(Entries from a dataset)
▬▬▬▬▬▬

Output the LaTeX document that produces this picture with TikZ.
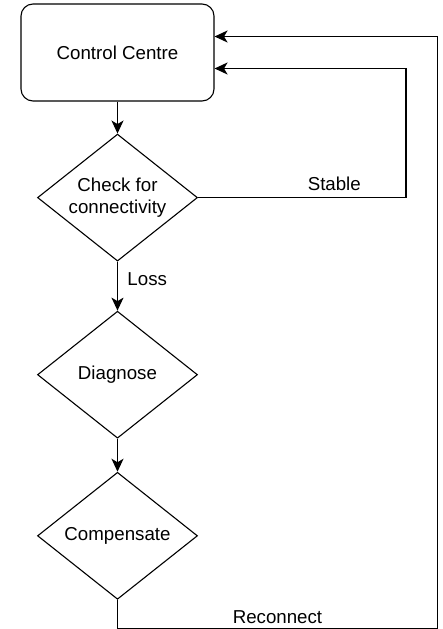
\documentclass[tikz,border=0pt]{standalone}
\usepackage{fontspec}
\setmainfont{Liberation Sans}
\usetikzlibrary{shapes.geometric,arrows.meta,positioning}

\tikzset{
 ctrlbox/.style={draw,rounded corners=12pt,minimum width=193pt,minimum height=97pt,line width=1.1pt},
 decision/.style={draw,diamond,minimum width=160pt,minimum height=127pt,inner sep=0pt,aspect=1.26,align=center,line width=1.1pt},
 flow/.style={line width=1.3pt}
}

\begin{document}
\begin{tikzpicture}[x=1pt,y=-1pt,node distance=32pt,auto,font=\fontsize{18.7}{22}\selectfont,
 >={Stealth[length=13pt,width=12pt,inset=3.5pt]}]
 \useasboundingbox (0,0) rectangle (442,629);
 \node[ctrlbox] (ctrl) at (117.5,52.5) {Control Centre};
 \node[decision] (check)[below=of ctrl] {Check for\\connectivity};
 \node[decision] (diag)[below=49pt of check] {Diagnose};
 \node[decision] (comp)[below=33pt of diag] {Compensate};
 \path[->,flow]
 (ctrl) edge (check)
 (check) edge node[right,pos=0.35,xshift=6pt] {Loss} (diag)
 (diag) edge (comp);

 % loop backs to the control centre
 \draw[->,flow] (check.east) -- node[above,pos=0.655,yshift=3pt] {Stable} ++(208,0) |- ([yshift=-16pt]ctrl.east);
 \draw[->,flow] (comp.south) -- ++(0,28.5) -- node[above,yshift=1pt] {Reconnect} ++(320,0) |- ([yshift=16pt]ctrl.east);
\end{tikzpicture}
\end{document}
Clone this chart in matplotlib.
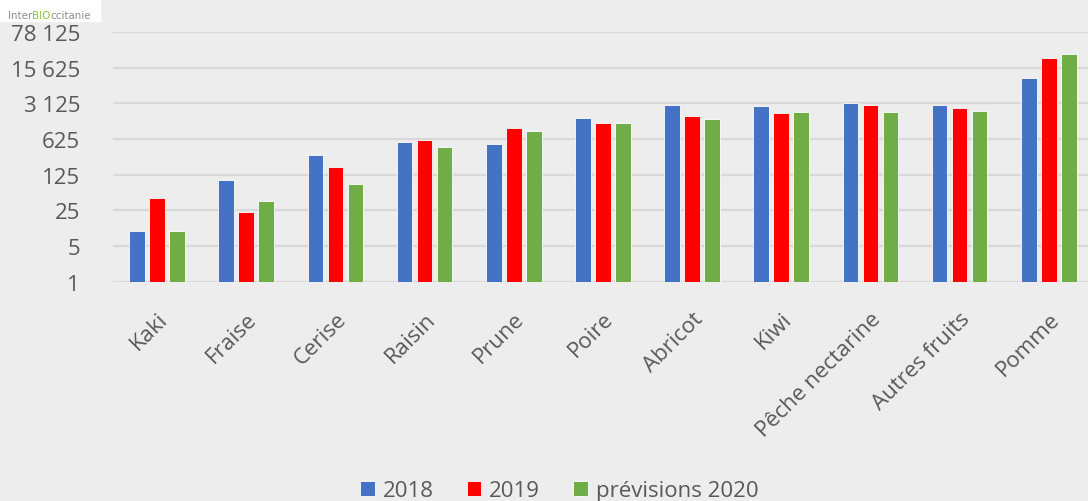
import numpy as np
import matplotlib.pyplot as plt
from matplotlib.ticker import FixedLocator, NullLocator

fruits = ['Kaki', 'Fraise', 'Cerise', 'Raisin', 'Prune', 'Poire', 'Abricot',
          'Kiwi', 'Pêche nectarine', 'Autres fruits', 'Pomme']
v_2018 = [10, 100, 300, 550, 495, 1600, 2950, 2750, 3200, 2900, 10000]
v_2019 = [43, 23, 175, 600, 1020, 1280, 1750, 2030, 2870, 2580, 24000]
v_2020 = [10, 38, 82, 430, 910, 1270, 1550, 2100, 2120, 2190, 28800]
series_names = ['2018', '2019', 'prévisions 2020']
series_colors = ['#4472C4', '#FF0000', '#70AD47']
y_ticks = [1, 5, 25, 125, 625, 3125, 15625, 78125]
y_labels = ['1', '5', '25', '125', '625', '3 125', '15 625', '78 125']

plt.rcParams['font.family'] = ['Open Sans', 'DejaVu Sans']
bg = '#EDEDED'
txt = '#595959'

fig = plt.figure(figsize=(10.88, 5.02), dpi=100, facecolor=bg)
ax = fig.add_axes([112.5 / 1088, 1 - 282.7 / 502, 1 - 112.5 / 1088, (282.7 - 33) / 502])
ax.set_facecolor(bg)

x = np.arange(len(fruits))
w = 0.176
step = 0.224
for i, (vals, name, col) in enumerate(zip([v_2018, v_2019, v_2020], series_names, series_colors)):
    ax.bar(x + (i - 1) * step, vals, width=w, color=col, label=name,
           edgecolor='white', linewidth=0.6, zorder=3)

ax.set_yscale('log', base=5)
ax.set_ylim(1, 78125)
ax.yaxis.set_major_locator(FixedLocator(y_ticks))
ax.yaxis.set_minor_locator(NullLocator())
ax.set_yticklabels(y_labels)
ax.grid(axis='y', color='#D9D9D9', linewidth=1.6, zorder=0)
ax.set_xlim(-0.5, 10.44)
ax.set_xticks(x)
ax.set_xticklabels(fruits, rotation=45, ha='right', rotation_mode='anchor')
for s in ax.spines.values():
    s.set_visible(False)
ax.tick_params(axis='both', length=0, labelsize=16, colors=txt)
ax.tick_params(axis='y', pad=23.4)
ax.tick_params(axis='x', pad=19)

fig.legend(loc='lower center', bbox_to_anchor=(0.514, -0.04), ncol=3, frameon=False,
           fontsize=16, labelcolor=txt, handlelength=0.65, handleheight=0.65,
           handletextpad=0.35, columnspacing=1.5)

# logo
fig.patches.append(plt.Rectangle((0, 1 - 22 / 502), 100 / 1088, 22 / 502,
                                 transform=fig.transFigure, color='white', zorder=5))
renderer = fig.canvas.get_renderer()
xpos = 8
for part, col in [('Inter', '#8C8C8C'), ('BIO', '#8DC63F'), ('ccitanie', '#8C8C8C')]:
    t = fig.text(xpos / 1088, 1 - 19 / 502, part, fontsize=7.4, color=col, zorder=6,
                 family=['Liberation Sans Narrow', 'DejaVu Sans'])
    xpos += t.get_window_extent(renderer).width

fig.savefig('out.png', dpi=100, facecolor=bg)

▬▬▬▬▬▬

Start at the line that contains "Clone this chart in matplotlib.", stop at the line that contains "from matplotlib.ticker import", and reproduce each line in that stretch exactly. Pictures are excluded.

__Answer in full__
Clone this chart in matplotlib.
import numpy as np
import matplotlib.pyplot as plt
from matplotlib.ticker import FixedLocator, NullLocator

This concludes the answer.